Así lo dijo el beato John Henry Newman con gran fuerza: “Desde que tenía quince años, el dogma ha sido el principio fundamental de mi religión: no conozco otra religión; no puedo concebir la idea de otro tipo de religión; la religión como sentimiento, para mí, es una burla y una parodia“. Repitámoslo: si rechazas la fe y la moral de la Iglesia no conoces a Cristo.

Esto es especialmente cierto porque Cristo es la Verdad. En ese sentido, el intento de separar la fe en Él de las verdades que transmite la Tradición de la Iglesia está condenado al fracaso. Negando las verdades que enseña la Iglesia, negamos también a ese Cristo en el que decimos creer. Como dijo el mismo Señor: Quien es de la verdad, escucha mi voz. Los mártires han sabido comprender esto perfectamente y muchos han muerto por no estar dispuestos a negar la más pequeña verdad de fe, porque eran conscientes de que renunciar a ella era lo mismo que renunciar a Cristo

A Santo Tomás Moro y a San Juan Fisher nadie les quería obligar a renunciar a Cristo directamente, pero sí a las verdades de fe sobre el matrimonio y la Iglesia, y prefirieron morir antes que hacerlo. Lo mismo podemos decir de los otros 250 mártires católicos de la reforma en Inglaterra, de San Hermenegildo, San Josafat, San Juan de Colonia, San Pedro de Verona y muchos otros. Como San Pablo Apóstol, todo lo estimaron pérdida en comparación con la excelencia del conocimiento de Cristo Jesús, mi Señor, por amor del cual lo he perdido todo, y lo tengo por basura, para ganar a Cristo.

Cuando alguien nos dice que cree en Jesucristo pero rechaza la fe o la moral de la Iglesia, nuestra respuesta solo puede ser: “¡Ja! Ni siquiera sabes cómo se llama tu mujer y vienes a darme lecciones sobre el matrimonio”.

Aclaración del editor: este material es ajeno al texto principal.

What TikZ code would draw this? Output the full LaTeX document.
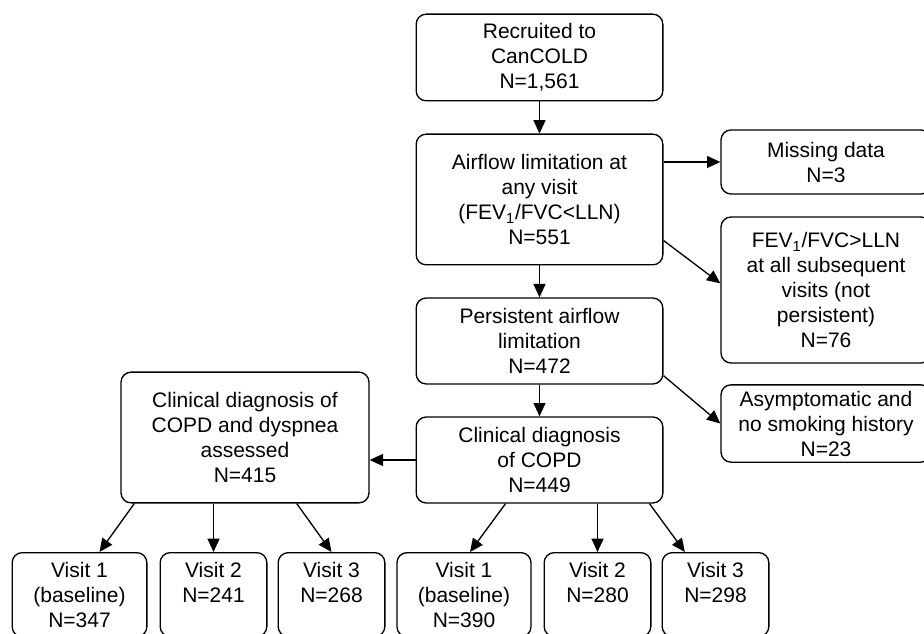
\documentclass[tikz,border=0pt]{standalone}
\usepackage{fontspec}
\setmainfont{Liberation Sans}
\usetikzlibrary{arrows.meta}

\begin{document}
\begin{tikzpicture}[x=0.75pt,y=0.75pt,yscale=-1,xscale=1,
  box/.style={draw, line width=1pt, rounded corners=7.5pt, align=center,
    font=\fontsize{15.75}{18.75}\selectfont, inner sep=2pt},
  visitbox/.style={box, anchor=north, inner ysep=7pt},
  arr/.style={line width=1pt, -{Triangle[length=10pt,width=9pt]}}]

\useasboundingbox (0,0) rectangle (924,634);

\node (recruit) at (539.5,57.5) [box, minimum width=185pt, minimum height=65pt] {Recruited to\\CanCOLD\\N=1,561};
\node (airflow) at (539.5,199.5) [box, minimum width=185pt, minimum height=98pt] {Airflow limitation at\\any visit\\(FEV\textsubscript{1}/FVC<LLN)\\N=551};
\node (persist) at (539.5,341) [box, minimum width=185pt, minimum height=64.5pt] {Persistent airflow\\limitation\\N=472};
\node (copd) at (539.5,460) [box, minimum width=185pt, minimum height=64.5pt] {Clinical diagnosis\\of COPD\\N=449};
\node (dysp) at (245,437.5) [box, minimum width=186pt, minimum height=98pt] {Clinical diagnosis of\\COPD and dyspnea\\assessed\\N=415};

\node (missing) at (826,162) [box, minimum width=157.5pt, minimum height=48pt] {Missing data\\N=3};
\node (fev) at (826,290) [box, minimum width=157.5pt, minimum height=109.5pt] {FEV\textsubscript{1}/FVC>LLN\\at all subsequent\\visits (not\\persistent)\\N=76};
\node (asym) at (826,423.5) [box, minimum width=157.5pt, minimum height=58pt] {Asymptomatic and\\no smoking history\\N=23};

\node (v1a) at (79.5,552) [visitbox, minimum width=101pt] {Visit 1\\(baseline)\\N=347};
\node (v2a) at (213.5,552) [visitbox, minimum width=80pt] {Visit 2\\N=241\\\mbox{}};
\node (v3a) at (331.5,552) [visitbox, minimum width=80pt] {Visit 3\\N=268\\\mbox{}};
\node (v1b) at (464,552) [visitbox, minimum width=100.5pt] {Visit 1\\(baseline)\\N=390};
\node (v2b) at (597.5,552) [visitbox, minimum width=80pt] {Visit 2\\N=280\\\mbox{}};
\node (v3b) at (715.5,552) [visitbox, minimum width=80pt] {Visit 3\\N=298\\\mbox{}};

\draw [arr] (recruit) -- (airflow);
\draw [arr] (airflow) -- (persist);
\draw [arr] (persist) -- (copd);
\draw [arr] (airflow.east |- missing.west) -- (missing.west);
\draw [arr] ([yshift=-18.75pt]airflow.south east) -- ([yshift=-5pt]fev.west);
\draw [arr] ([yshift=-6.75pt]persist.south east) -- (asym.west);
\draw [arr] (copd.west) -- (copd.west -| dysp.east);

\draw [arr] ([xshift=10.5pt]dysp.south west) -- ([xshift=15pt]v1a.north);
\draw [arr] (dysp.south -| v2a.north) -- (v2a.north);
\draw [arr] ([xshift=-54.75pt]dysp.south east) -- (v3a.north);
\draw [arr] ([xshift=67.5pt]copd.south west) -- ([xshift=4.5pt]v1b.north);
\draw [arr] (copd.south -| v2b.north) -- (v2b.north);
\draw [arr] ([xshift=-10.5pt]copd.south east) -- ([xshift=-23pt]v3b.north);

\end{tikzpicture}
\end{document}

La fe católica es nuestra herencia. La hemos recibido de los apóstoles y de nuestros padres. Si renunciamos a ella, aunque sea la más pequeña de sus verdades, o permitimos que se deforme de cualquier modo seremos los más desgraciados de todos los hombres, porque habremos perdido lo más valioso que teníamos y, al renunciar a ella, habremos renunciado al Padre, al Hijo y al Espíritu Santo, a quienes corresponde todo honor y toda gloria, por los siglos de los siglos.